Second, “there is the changing economic environment that encourages bright young people to pursue careers in film, technology, and industry. The young understand the new technologies, so they are paid a premium for private-sector work.”
His third reason: the European Union, which Salin has opposed as bureaucratic and centralist, at least has the good effect of weakening the bonds of the French youth to their own central government and drawing their attention to economic and political developments in other countries.
At the same time, Salin warns that as young people continue to lose faith in the system, the bureaucrats and their media counterparts are becoming more vehement in their defense of the old order. Allied with them are the economic nationalist elements who think that burning down a McDonald’s is an acceptable “nonviolent” protest against the rise of international capitalism in France.

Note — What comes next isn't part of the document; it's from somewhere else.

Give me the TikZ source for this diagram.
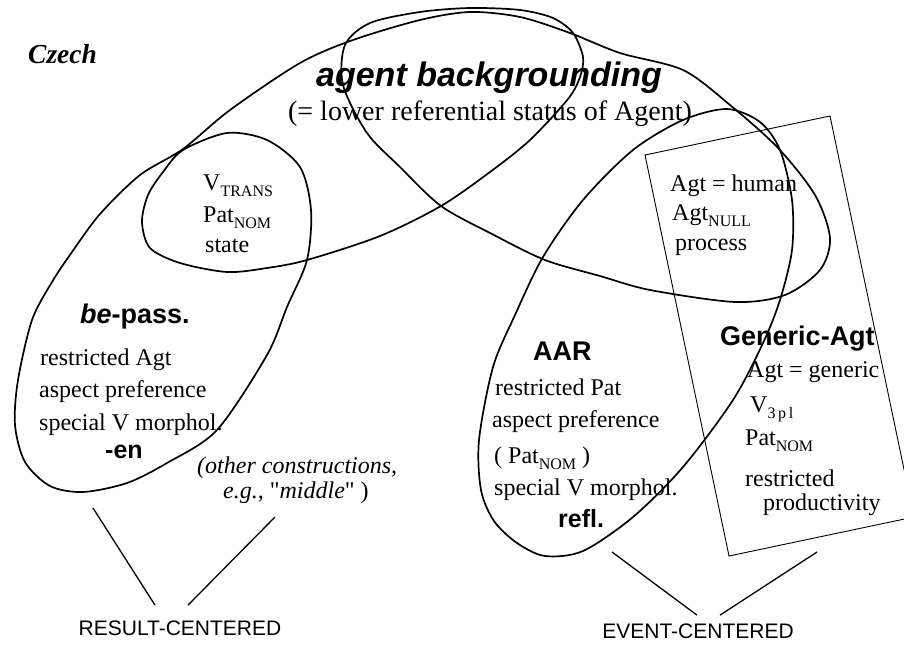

The battle between the forces of genuine liberalism and the centralized administrative state is far from over. But there’s a new generation being raised to see the benefits of capitalism and striving to join the productive classes, and a new generation of intellectuals following Pascal Salin instead of the drones at the ENA. In the future, will the state become an abandoned shell, drained by the private sector of all intellectual resources? We may only see the barest outlines of this vision now, but it is beautiful to behold.